HIV Vaccine Trials on Gay, Bi Men to Begin in U.S., Europe

Source: Bloomberg News

Johnson & Johnson is preparing to test an experimental HIV vaccine in the U.S. and Europe in a move toward developing the first immunization against the deadly disease after decades of frustration.

Some 3,800 men who have sex with men will receive a regimen of shots in a study that’s planned to be launched later this year, Anthony Fauci, director of the U.S. National Institute of Allergy and Infectious Diseases, said in an interview. The agency and the HIV Vaccine Trials Network of testing sites will collaborate with J&J’s Janssen unit on the effort.

Since cases first began to gain notice in the early 1980s, scientists have been searching fruitlessly for a vaccine against the virus that causes AIDS and kills close to 1 million people worldwide annually. Efforts are continuing with at least two other promising candidates in late-stage studies.

“The cost of treating HIV patients — the burden for patients, the burden for society — is very high,” said Paul Stoffels, J&J’s chief scientific officer. HIV prevention is “a big mission for us. We’ve been working on it for almost 30 years.”

J&J’s vaccine has four components that target multiple strains of HIV, and Barouch has been developing it for about 15 years. He and Bette Korber, a computational biologist at Los Alamos National Laboratory, designed an optimized set of “mosaic” proteins to go in the vaccine that would raise immune defenses against a wide variety of strains.

The vaccine uses a cold virus that’s altered to make the proteins that raise immunity. Study participants get six shots in four sessions. “Conceptually it’s an interesting idea,” Fauci said. “There’s always excitement, but it should be saved for the results.”

Along with the diversity of strains, HIV presents a number of obstacles to vaccination. Reservoirs of the virus can accumulate within certain cells, undetected by the immune system. No one has been able to fashion a vaccine that brings forth broadly neutralizing antibodies, the body’s most effective protection against viruses. Still, the J&J vaccine has provided protection in up to two-thirds of tested animals and has so far proven safe in humans.

Even if the first study fails, J&J would likely continue the second, said Hanneke Schuitemaker, head of viral vaccine discovery and translational medicine for Janssen.
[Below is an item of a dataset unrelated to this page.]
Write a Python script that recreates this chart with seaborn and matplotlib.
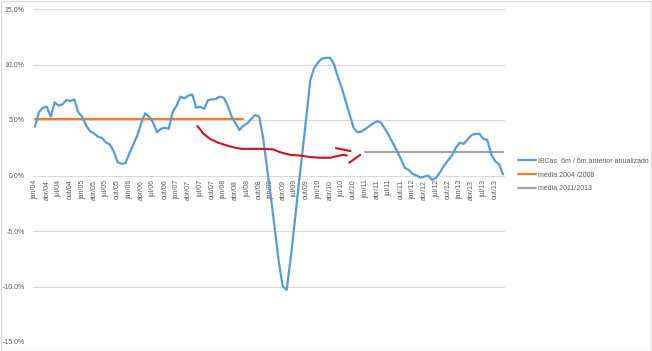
import matplotlib
matplotlib.use("Agg")
import matplotlib.pyplot as plt
import seaborn as sns
import pandas as pd
import numpy as np

# meses jan/04 .. dez/13
meses_pt = ["jan", "fev", "mar", "abr", "mai", "jun", "jul", "ago", "set", "out", "nov", "dez"]
anos = list(range(4, 14))
rotulos = [f"{m}/{a:02d}" for a in anos for m in meses_pt]

ibc = [4.4, 5.7, 6.1, 6.2, 5.3, 6.6, 6.3, 6.4, 6.8, 6.7, 6.85, 5.7,
       5.3, 4.5, 4.0, 3.8, 3.5, 3.4, 3.0, 2.8, 2.2, 1.2, 1.05, 1.1,
       2.0, 2.8, 3.6, 4.7, 5.6, 5.3, 4.8, 3.9, 4.2, 4.3, 4.2, 5.7,
       6.3, 7.1, 6.95, 7.2, 7.3, 6.1, 6.2, 6.0, 6.8, 6.85, 6.9, 7.1,
       7.0, 6.3, 5.3, 4.7, 4.1, 4.5, 4.7, 5.1, 5.45, 5.3, 3.4, 0.7,
       -2.0, -4.9, -7.8, -10.0, -10.3, -7.5, -4.3, -1.0, 2.1, 5.3, 8.6, 9.7,
       10.2, 10.55, 10.6, 10.6, 10.05, 8.9, 7.9, 6.7, 5.5, 4.3, 3.9, 3.95,
       4.2, 4.45, 4.7, 4.9, 4.75, 4.2, 3.6, 2.9, 2.26, 1.5, 0.7, 0.5,
       0.15, 0.0, -0.2, -0.1, 0.0, -0.4, -0.2, 0.3, 0.9, 1.35, 1.8, 2.5,
       2.95, 2.85, 3.25, 3.65, 3.75, 3.75, 3.3, 3.2, 1.9, 1.3, 1.0, 0.1]

media_0408 = 5.13
media_0408_meses = (0, 53)
media_1113 = 2.16
media_1113_meses = (84, 119)

# anotação à mão (curva vermelha com seta)
anot_x = [41.3, 42.8, 44.5, 46.6, 48.8, 50.9, 52.6, 57.3, 60.6, 62.3, 64.9, 67.4,
          70.0, 72.5, 75.1, 76.8, 78.4, 79.3]
anot_y = [4.46, 3.77, 3.3, 2.95, 2.7, 2.5, 2.4, 2.4, 2.35, 2.1, 1.86, 1.8,
          1.66, 1.6, 1.6, 1.75, 1.86, 1.8]
seta1_x = [76.5, 80.2]
seta1_y = [2.47, 2.2]
seta2_x = [79.9, 82.7]
seta2_y = [1.15, 1.86]

df = pd.DataFrame({"mes": np.arange(len(ibc)), "valor": ibc})

sns.set_style("white")
plt.rcParams["font.family"] = ["Liberation Sans", "DejaVu Sans"]

fig = plt.figure(figsize=(6.52, 3.51), dpi=100)
ax = fig.add_axes([33 / 652, 1 - 342 / 351, 472 / 652, 333 / 351])

azul = "#5B9BD5"
laranja = "#ED7D31"
cinza = "#A5A5A5"
vermelho = "#C8161D"
texto = "#595959"

sns.lineplot(data=df, x="mes", y="valor", ax=ax, color=azul, linewidth=1.6,
             label="IBCas  6m / 6m anterior anualizado", zorder=3)
x0, x1 = media_0408_meses
ax.plot([x0, x1], [media_0408, media_0408], color=laranja, linewidth=1.6,
        label="média 2004 /2008", zorder=2)
x0, x1 = media_1113_meses
ax.plot([x0, x1], [media_1113, media_1113], color=cinza, linewidth=1.6,
        label="média 2011/2013", zorder=2)

ax.plot(anot_x, anot_y, color=vermelho, linewidth=1.5, solid_capstyle="round", zorder=4)
ax.plot(seta1_x, seta1_y, color=vermelho, linewidth=1.5, solid_capstyle="round", zorder=4)
ax.plot(seta2_x, seta2_y, color=vermelho, linewidth=1.5, solid_capstyle="round", zorder=4)

# eixo de categorias cruzando em 0 (antes de formatar os ticks)
ax.spines["bottom"].set_position(("data", 0))
for s in ["top", "right", "left", "bottom"]:
    ax.spines[s].set_visible(False)

ax.set_xlim(-0.5, len(ibc) - 0.5)
ax.set_ylim(-15, 15)
yt = np.arange(-15, 16, 5)
ax.set_yticks(yt)
ax.set_yticklabels([f"{v:.1f}%" for v in yt], fontsize=5, color=texto)
ax.yaxis.grid(True, color="#D9D9D9", linewidth=0.8)
ax.set_axisbelow(True)

pos = list(range(0, len(ibc), 3))
ax.set_xticks(pos)
ax.set_xticklabels([rotulos[i] for i in pos], rotation=90, fontsize=5, color=texto)
ax.tick_params(axis="both", length=0)
ax.tick_params(axis="x", pad=3)
ax.tick_params(axis="y", pad=6)
ax.set_xlabel("")
ax.set_ylabel("")

ax.legend_.remove()
h, l = ax.get_legend_handles_labels()
fig.legend(h[:3], l[:3], loc="center left", bbox_to_anchor=(512 / 652, 1 - 175 / 351),
           frameon=False, fontsize=5, handlelength=2.6, labelspacing=1.0,
           handletextpad=0.3, labelcolor=texto)

fig.patches.append(plt.Rectangle((0.001, 0.001), 0.998, 0.997, transform=fig.transFigure,
                                 fill=False, edgecolor="#D9D9D9", linewidth=0.8))

plt.savefig("out.png", dpi=100)
plt.close()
Given the differences between the two populations and their typical routes of infection, the vaccine’s dynamics in them may vary dramatically.

J&J gained the vaccine when it made a 2010 agreement to buy Dutch drugmaker Crucell for about $2.4 billion. To be successful, the product will have to succeed where a series of predecessors have stumbled.

Continued interest of large pharma companies like J&J is a good sign after the years of frustration in an field where the market remains uncertain, said Marie-Paule Kieny, a director of research at French biomedical institute Inserm.

“This is a good step forward,” she said, noting that J&J is also developing a vaccine against Ebola. “It’s good to see that industry remains committed.”